Hardesty Traces Early Black Intellectual Networks | @AAIHS

Hardesty:

“The question remains, however, as to how the petitioners learned about the Somerset decision and coartación. Last month, I wrote about how many black Bostonians were literate and engaged with the print culture of the eighteenth century. As one of the most important legal decisions regarding slavery in Anglo-American law, Somerset received significant coverage in the American press. Indeed, it would have been hard to avoid reading about the case after it began circulating around the Atlantic world in the summer of 1772. Slaves and free blacks reading about Somerset could not help but be energized by the decision and understand it as an important legal precedent for freedom and a catalyst for their own local struggles.

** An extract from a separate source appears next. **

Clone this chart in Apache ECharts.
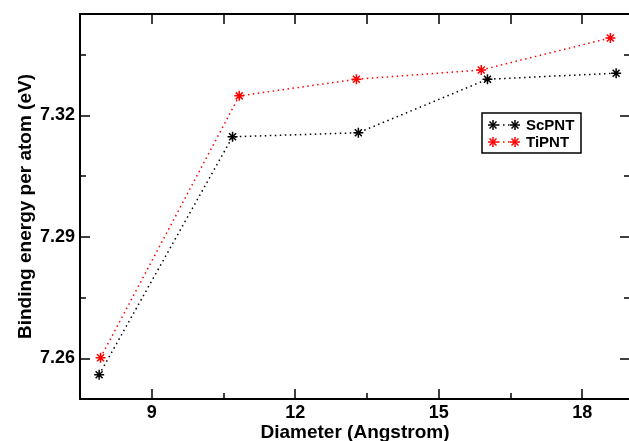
<!DOCTYPE html>
<html>
<head>
<meta charset="utf-8">
<script src="https://cdn.jsdelivr.net/npm/echarts@6/dist/echarts.min.js"></script>
<style>html,body{margin:0;padding:0;background:#fff;}#c{width:629px;height:441px;}</style>
</head>
<body>
<div id="c"></div>
<script>
// ---- data ----
const seriesNames = ['ScPNT', 'TiPNT'];
const scDiameter = [7.90, 10.69, 13.32, 16.02, 18.71];
const scEnergy = [7.2560, 7.3147, 7.3157, 7.3289, 7.3304];
const tiDiameter = [7.93, 10.83, 13.28, 15.89, 18.59];
const tiEnergy = [7.2602, 7.3248, 7.3289, 7.3312, 7.3391];
const xMajorTicks = [9, 12, 15, 18];
const xMinorTicks = [10.5, 13.5, 16.5];
const yMajorTicks = [7.26, 7.29, 7.32];
const yMinorTicks = [7.275, 7.305, 7.335];

const FONT = '"Liberation Sans", Arial, Helvetica, sans-serif';
const STAR = 'path://M0 5L10 5M5 0L5 10M1.5 1.5L8.5 8.5M1.5 8.5L8.5 1.5';
const colors = ['#000000', '#ff0000'];

const X = {min: 7.5, max: 19};
const Y = {min: 7.25, max: 7.345};
const gridBox = {left: 80, top: 14, right: -1, bottom: 42, outerBoundsMode: 'none', containLabel: false};

function xAxisDef(grid, pos, ticks, len, labels, line) {
  return {
    type: 'value', gridIndex: grid, position: pos, min: X.min, max: X.max,
    splitLine: {show: false},
    axisLine: {show: line, lineStyle: {color: '#000', width: 2}},
    axisTick: {show: true, inside: true, length: len, customValues: ticks, lineStyle: {color: '#000', width: 1.5}},
    axisLabel: labels ? {show: true, customValues: ticks, margin: 5, color: '#000', fontFamily: FONT, fontWeight: 'bold', fontSize: 18, formatter: v => String(v)} : {show: false}
  };
}
function yAxisDef(grid, pos, ticks, len, labels, line) {
  return {
    type: 'value', gridIndex: grid, position: pos, min: Y.min, max: Y.max,
    splitLine: {show: false},
    axisLine: {show: line, lineStyle: {color: '#000', width: 2}},
    axisTick: {show: true, inside: true, length: len, customValues: ticks, lineStyle: {color: '#000', width: 1.5}},
    axisLabel: labels ? {show: true, customValues: ticks, margin: 5, color: '#000', fontFamily: FONT, fontWeight: 'bold', fontSize: 18, formatter: v => v.toFixed(2)} : {show: false}
  };
}

const xa0 = xAxisDef(0, 'bottom', xMajorTicks, 10, true, true);
xa0.name = 'Diameter (Angstrom)';
xa0.nameLocation = 'middle';
xa0.nameGap = 24;
xa0.nameMoveOverlap = false;
xa0.nameTextStyle = {color: '#000', fontFamily: FONT, fontWeight: 'bold', fontSize: 19};
const ya0 = yAxisDef(0, 'left', yMajorTicks, 10, true, true);
ya0.name = 'Binding energy per atom (eV)';
ya0.nameLocation = 'middle';
ya0.nameGap = 45;
ya0.nameMoveOverlap = false;
ya0.nameTextStyle = {color: '#000', fontFamily: FONT, fontWeight: 'bold', fontSize: 19};

function pairs(xs, ys) { return xs.map((x, i) => [x, ys[i]]); }

function mkSeries(name, xs, ys, color) {
  return {
    name: name, type: 'line', xAxisIndex: 0, yAxisIndex: 0,
    data: pairs(xs, ys),
    symbol: STAR, symbolSize: 10,
    itemStyle: {color: 'transparent', borderColor: color, borderWidth: 1.5},
    lineStyle: {color: color, width: 1.5, type: [1.5, 3.5]},
    emphasis: {disabled: true}, animation: false, z: 5
  };
}

// legend drawn as graphic
const lgX = 482, lgY = 113, lgW = 99, lgH = 40;
const legendEls = [{
  type: 'rect', shape: {x: lgX, y: lgY, width: lgW, height: lgH},
  style: {fill: '#fff', stroke: '#000', lineWidth: 1.5}, z: 10
}];
function starLines(cx, cy, r, color) {
  const d = r * 0.7;
  return [[-r, 0, r, 0], [0, -r, 0, r], [-d, -d, d, d], [-d, d, d, -d]].map(s => ({
    type: 'line', shape: {x1: cx + s[0], y1: cy + s[1], x2: cx + s[2], y2: cy + s[3]},
    style: {stroke: color, lineWidth: 1.5}, z: 12
  }));
}
seriesNames.forEach((n, i) => {
  const cy = 125 + i * 17;
  legendEls.push({type: 'line', shape: {x1: 493, y1: cy, x2: 515, y2: cy}, style: {stroke: colors[i], lineWidth: 1.5, lineDash: [1.5, 3.5]}, z: 11});
  [493, 515].forEach(cx => starLines(cx, cy, 5, colors[i]).forEach(e => legendEls.push(e)));
  legendEls.push({type: 'text', style: {x: 526, y: cy + 0.5, text: n, fill: '#000', font: 'bold 15px ' + FONT, verticalAlign: 'middle', textAlign: 'left'}, z: 12});
});

const option = {
  animation: false,
  backgroundColor: '#fff',
  grid: [Object.assign({}, gridBox), Object.assign({}, gridBox)],
  xAxis: [
    xa0,
    xAxisDef(0, 'top', xMajorTicks.concat(xMinorTicks), 10, false, true),
    xAxisDef(1, 'bottom', xMinorTicks, 6, false, false)
  ],
  yAxis: [
    ya0,
    yAxisDef(0, 'right', yMajorTicks, 10, false, true),
    yAxisDef(1, 'left', yMinorTicks, 6, false, false),
    yAxisDef(1, 'right', yMinorTicks, 6, false, false)
  ],
  series: [
    mkSeries(seriesNames[0], scDiameter, scEnergy, colors[0]),
    mkSeries(seriesNames[1], tiDiameter, tiEnergy, colors[1])
  ],
  graphic: legendEls
};

const chart = echarts.init(document.getElementById('c'), null, {renderer: 'canvas'});
chart.setOption(option);
</script>
</body>
</html>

“Tracing coartación’s intellectual network poses additional problems. While many black Bostonians could read and write English, Spanish was another matter. Likewise, the practice would not have been widely publicized in the Anglophone press. Knowledge of it, then, most likely came from two sources. First, because of the numerous eighteenth-century wars between Great Britain and Spain (usually allied with Britain’s arch nemesis, France), colonial privateers raided Spanish ships, captured cargoes, and enslaved crewmen of color, whether they were legally bound or not. These “Spanish Negroes” arrived in nearly every port city around the British Atlantic, bringing an understandable hostility with them. They lodged numerous protests with colonial authorities and were often at the center—both actual and suspected—of slave rebellions, most famously the New York Conspiracy of 1741. It is easy to envision the black Spaniards who arrived in Boston (and likewise engaged in rebellious acts) told Afro-Bostonians about coartación to point out the hypocrisy between opportunity for manumission in “tyrannical” Spain and the lack of it in “free” British lands, thus spiting the white society that illegally enslaved them.”